Portugal's fiscal health has improved over the course of its bailout program - the deficit fell to 6.4 percent of GDP last year from 10.1 percent in 2010 - but the sacrifices made are now at risk.
The chance of a compromise plan is slim. Austerity policies, such as pay cuts and tax hikes, have already split the two governing coalition partners and angered the main opposition Socialist Party, which wants to change course toward growth measures and is still insisting on early elections.
Coaxing the parties to overcome their differences won't be easy and could backfire by driving them further apart.
"This could go very well or very badly," Jornal de Negocios said in an editorial Thursday.
The three parties said they would consider holding talks, but their perfunctory responses demonstrated how they were stunned by the president's unanticipated proposal, which heralded what will likely be weeks of political jockeying for advantage.

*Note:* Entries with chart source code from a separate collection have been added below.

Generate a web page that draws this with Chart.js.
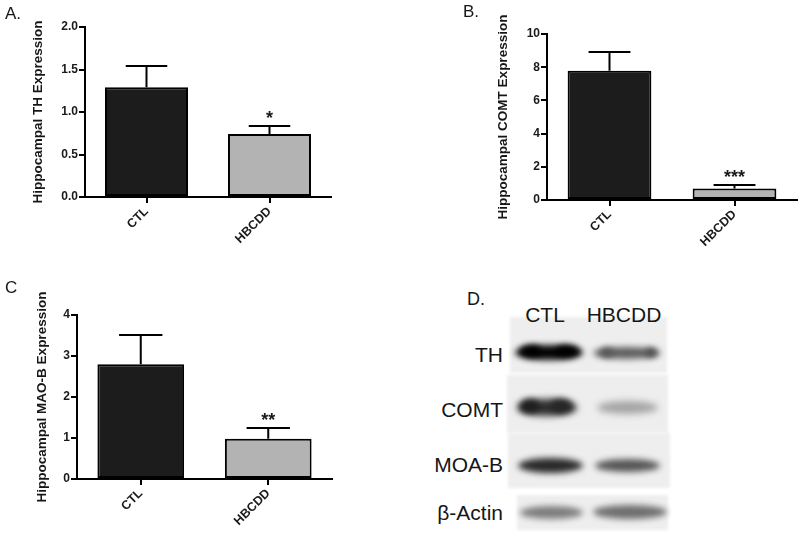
<!DOCTYPE html>
<html><head><meta charset="utf-8">
<script src="https://cdn.jsdelivr.net/npm/chart.js@4/dist/chart.umd.min.js"></script>
<style>
html,body{margin:0;padding:0;background:#fff;}
body{width:800px;height:533px;overflow:hidden;position:relative;font-family:"Liberation Sans",Arial,sans-serif;color:#111;}
canvas{position:absolute;}
.t{position:absolute;white-space:nowrap;line-height:1;color:#161616;}
.panel{position:absolute;background:#eeeeee;filter:blur(1.5px);}
.band{position:absolute;border-radius:50%;}
</style></head><body>
<canvas id="cA" width="340" height="250" style="left:0;top:0;width:340px;height:250px"></canvas>
<canvas id="cB" width="400" height="250" style="left:400px;top:0;width:400px;height:250px"></canvas>
<canvas id="cC" width="340" height="263" style="left:0;top:270px;width:340px;height:263px"></canvas>

<div class="t" style="left:5px;top:5px;font-size:17px">A.</div>
<div class="t" style="left:463px;top:3px;font-size:17px">B.</div>
<div class="t" style="left:5px;top:279px;font-size:17px">C</div>
<div class="t" style="left:467px;top:290px;font-size:18px">D.</div>

<div id="blot"></div>

<script>
// ---------- data ----------
const categories = ['CTL', 'HBCDD'];

const thMeans   = [1.29, 0.74];
const thUpper   = [1.54, 0.83];
const thStars   = ['', '*'];
const thTicks   = [0, 0.5, 1.0, 1.5, 2.0];

const comtMeans = [7.79, 0.70];
const comtUpper = [8.92, 0.88];
const comtStars = ['', '***'];
const comtTicks = [0, 2, 4, 6, 8, 10];

const maobMeans = [2.80, 0.98];
const maobUpper = [3.51, 1.25];
const maobStars = ['', '**'];
const maobTicks = [0, 1, 2, 3, 4];

const barColors = ['#1c1c1c', '#b3b3b3'];

// ---------- plugin: error bars + significance stars ----------
const errPlugin = {
  id: 'errbars',
  afterDatasetsDraw(chart, args, opts) {
    const ctx = chart.ctx, y = chart.scales.y;
    const meta = chart.getDatasetMeta(0);
    const vals = chart.data.datasets[0].data;
    ctx.save();
    ctx.strokeStyle = '#000';
    ctx.lineWidth = 2;
    meta.data.forEach((bar, i) => {
      const yt = Math.round(y.getPixelForValue(opts.upper[i]));
      const yb = y.getPixelForValue(vals[i]);
      const half = bar.width * 0.25;
      ctx.beginPath();
      ctx.moveTo(bar.x, yb); ctx.lineTo(bar.x, yt);
      ctx.moveTo(bar.x - half, yt); ctx.lineTo(bar.x + half, yt);
      ctx.stroke();
      if (opts.stars[i]) {
        ctx.fillStyle = '#1a1a1a';
        ctx.font = 'bold 18px "Liberation Sans", Arial, sans-serif';
        ctx.textAlign = 'center';
        ctx.textBaseline = 'alphabetic';
        ctx.fillText(opts.stars[i], bar.x, yt - 2);
      }
    });
    ctx.restore();
  }
};

function makeChart(id, means, upper, stars, ticks, yTitle, fmt, L) {
  return new Chart(document.getElementById(id), {
    type: 'bar',
    data: {
      labels: categories,
      datasets: [{
        data: means,
        backgroundColor: barColors,
        borderColor: '#000',
        borderWidth: 2,
        borderSkipped: false,
        barPercentage: 1,
        categoryPercentage: L.cat
      }]
    },
    options: {
      responsive: false,
      animation: false,
      devicePixelRatio: 1,
      layout: { padding: { left: L.padL, top: L.padT, right: L.padR, bottom: 0 } },
      plugins: {
        legend: { display: false },
        tooltip: { enabled: false },
        errbars: { upper: upper, stars: stars }
      },
      scales: {
        x: {
          offset: true,
          border: { display: true, color: '#000', width: 2 },
          grid: { offset: false, drawOnChartArea: false, drawTicks: true, tickLength: 6, color: '#000', lineWidth: 2 },
          ticks: {
            color: '#1a1a1a',
            font: { family: '"Liberation Sans", Arial, sans-serif', size: 12.5, weight: 'bold' },
            minRotation: 45, maxRotation: 45, autoSkip: false, padding: 1
          },
          afterFit: s => { s.height = L.xH; }
        },
        y: {
          min: ticks[0], max: ticks[ticks.length - 1],
          border: { display: true, color: '#000', width: 2 },
          grid: { drawOnChartArea: false, drawTicks: true, tickLength: 6, color: '#000', lineWidth: 2 },
          afterBuildTicks: s => { s.ticks = ticks.map(v => ({ value: v })); },
          ticks: {
            color: '#1a1a1a',
            font: { family: '"Liberation Sans", Arial, sans-serif', size: 12, weight: 'bold' },
            padding: 1,
            callback: v => fmt(v)
          },
          title: {
            display: true, text: yTitle, color: '#161616', padding: 0,
            font: { family: '"Liberation Sans", Arial, sans-serif', size: 13.5, weight: 'bold' }
          },
          afterFit: s => { s.width = L.yW; }
        }
      }
    },
    plugins: [errPlugin]
  });
}

makeChart('cA', thMeans, thUpper, thStars, thTicks, 'Hippocampal TH Expression',
  v => v.toFixed(1), { padL: 30, yW: 55, padT: 27, padR: 9, xH: 53, cat: 0.675 });
makeChart('cB', comtMeans, comtUpper, comtStars, comtTicks, 'Hippocampal COMT Expression',
  v => String(v), { padL: 95, yW: 52, padT: 34, padR: 3, xH: 50, cat: 0.67 });
makeChart('cC', maobMeans, maobUpper, maobStars, maobTicks, 'Hippocampal MAO-B Expression',
  v => String(v), { padL: 34, yW: 43, padT: 45, padR: 8, xH: 54, cat: 0.68 });

// ---------- panel D: western blot picture ----------
const blotColumns = ['CTL', 'HBCDD'];
const blotRows = ['TH', 'COMT', 'MOA-B', 'β-Actin'];
(function () {
  const root = document.getElementById('blot');
  function add(html) { root.insertAdjacentHTML('beforeend', html); }
  // membrane strips
  const panels = [[510, 317, 157, 56], [507, 375, 161, 58], [508, 433, 162, 55], [517, 495, 151, 35]];
  panels.forEach(p => add(`<div class="panel" style="left:${p[0]}px;top:${p[1]}px;width:${p[2]}px;height:${p[3]}px"></div>`));
  // bands: x, centerY, width, height, colour, blur
  const bands = [
    [515, 352, 68, 15, '#050505', 3], [593, 353, 67, 12, '#5e5e5e', 3],
    [517, 407, 60, 17, '#303030', 3.5], [597, 407, 61, 13, '#a4a4a4', 3.5],
    [518, 465, 65, 15, '#2a2a2a', 3], [595, 465, 65, 13, '#555555', 3],
    [520, 512, 63, 13, '#7c7c7c', 3], [593, 512, 74, 14, '#6e6e6e', 3]
  ];
  bands.forEach(b => add(`<div class="band" style="left:${b[0]}px;top:${b[1] - b[3] / 2}px;width:${b[2]}px;height:${b[3]}px;background:${b[4]};filter:blur(${b[5]}px)"></div>`));
  // lane darker lobes
  const lobes = [[520, 351, 22, 12, '#000'], [555, 351, 24, 12, '#000'], [520, 406, 20, 14, '#1e1e1e'], [550, 406, 22, 14, '#262626'],
                 [645, 352, 12, 9, '#4a4a4a'], [600, 352, 14, 9, '#555']];
  lobes.forEach(b => add(`<div class="band" style="left:${b[0]}px;top:${b[1] - b[3] / 2}px;width:${b[2]}px;height:${b[3]}px;background:${b[4]};filter:blur(3px)"></div>`));
  // labels
  add(`<div class="t" style="left:525px;top:304px;font-size:21px;width:40px;text-align:center">${blotColumns[0]}</div>`);
  add(`<div class="t" style="left:584px;top:304px;font-size:21px;width:80px;text-align:center">${blotColumns[1]}</div>`);
  const rowTops = [344, 399, 454, 502];
  blotRows.forEach((r, i) => add(`<div class="t" style="left:403px;top:${rowTops[i]}px;width:100px;font-size:21px;text-align:right">${r}</div>`));
})();
</script>
</body></html>
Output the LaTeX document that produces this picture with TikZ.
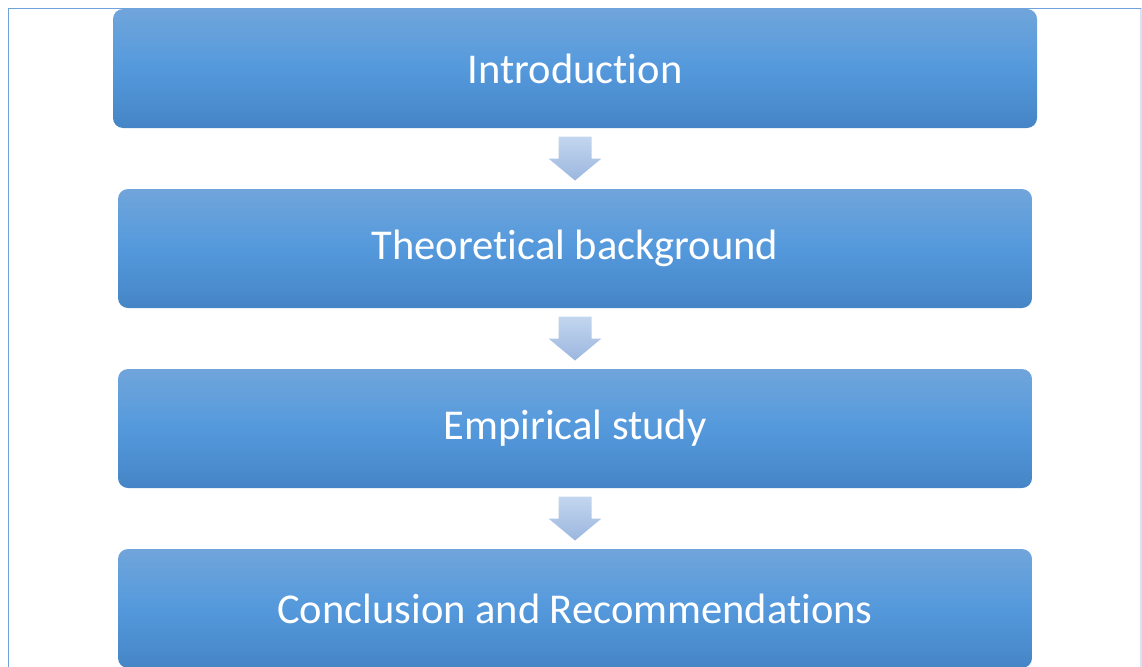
\documentclass[tikz,border=0pt]{standalone}
\usepackage{fontspec}
\setmainfont{Carlito}[RawFeature={-liga;-clig;-dlig;-calt;-rlig}]
\usetikzlibrary{calc}
\newcommand{\nolig}{\kern0pt{}}
\definecolor{boxtop}{HTML}{70A5DB}
\definecolor{boxmid}{HTML}{5499DC}
\definecolor{boxbot}{HTML}{4585C6}
\definecolor{arrtop}{HTML}{C3D6EF}
\definecolor{arrbot}{HTML}{9BB6DE}
\definecolor{framecol}{HTML}{6FA3DC}
\definecolor{framelight}{HTML}{D5E3F4}
\tikzset{
  stagebox/.style={rectangle, rounded corners=10pt, minimum height=119pt,
    top color=boxtop, bottom color=boxbot, middle color=boxmid,
    text=white, font=\fontsize{42.5}{50}\selectfont, inner sep=0pt},
  arrowfill/.style={top color=arrtop, bottom color=arrbot, draw=none}
}
\newcommand{\flowarrow}[2]{%
  \coordinate (m#1) at ($(#1.south)!0.5!(#2.north)$);
  \path[arrowfill] ([xshift=-16.5pt,yshift=22pt]m#1) -- ([xshift=16.5pt,yshift=22pt]m#1)
    -- ([xshift=16.5pt]m#1) -- ([xshift=26.5pt]m#1) -- ([yshift=-22pt]m#1)
    -- ([xshift=-26.5pt]m#1) -- ([xshift=-16.5pt]m#1) -- cycle;}
\begin{document}
\begin{tikzpicture}[x=1pt,y=1pt]
\useasboundingbox (0,0) rectangle (1142,-666);
\clip (0,0) rectangle (1142,-666);
\draw[framelight, line width=1.2pt] (1141,-8.5) -- (1141,-670);
\draw[framecol, line width=1.5pt] (8.5,-670) -- (8.5,-8.5) -- (1141,-8.5);
\node[stagebox, minimum width=924pt] (intro) at (575,-68.5) {Introduct\nolig ion};
\node[stagebox, minimum width=914pt] (theory) at (575,-248.5) {Theoretical background};
\node[stagebox, minimum width=914pt] (empir) at (575,-428.5) {Empirical study};
\node[stagebox, minimum width=914pt] (concl) at (575,-608.5) {Conclusion and Recommendat\nolig ions};
\flowarrow{intro}{theory}
\flowarrow{theory}{empir}
\flowarrow{empir}{concl}
\end{tikzpicture}
\end{document}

One thing the head of state did seem to get right was catching the mood of the people, as the Portuguese increasingly express ill-feeling toward squabbling politicians.
The politicians "have to unite and to say yes" to the president's proposal, said Maria Luisa Sousa, who was selling fish at Lisbon's Ribeira market, next to the River Tagus. "It doesn't work if the parties pull one way and then the other. They cannot govern that way. We have to have faith now, we will see. It could work."
Market shopper Helena Antunes, 57, was less confident. "Our politicians have no class," she said. "Everybody knows they are the ones that sacrifice people, but they don't sacrifice themselves."
A protest erupted in Parliament when several dozen demonstrators in the public gallery yelled "Resign!" at lawmakers and threw down confetti of red and yellow cards, used in sport to signify admonishments.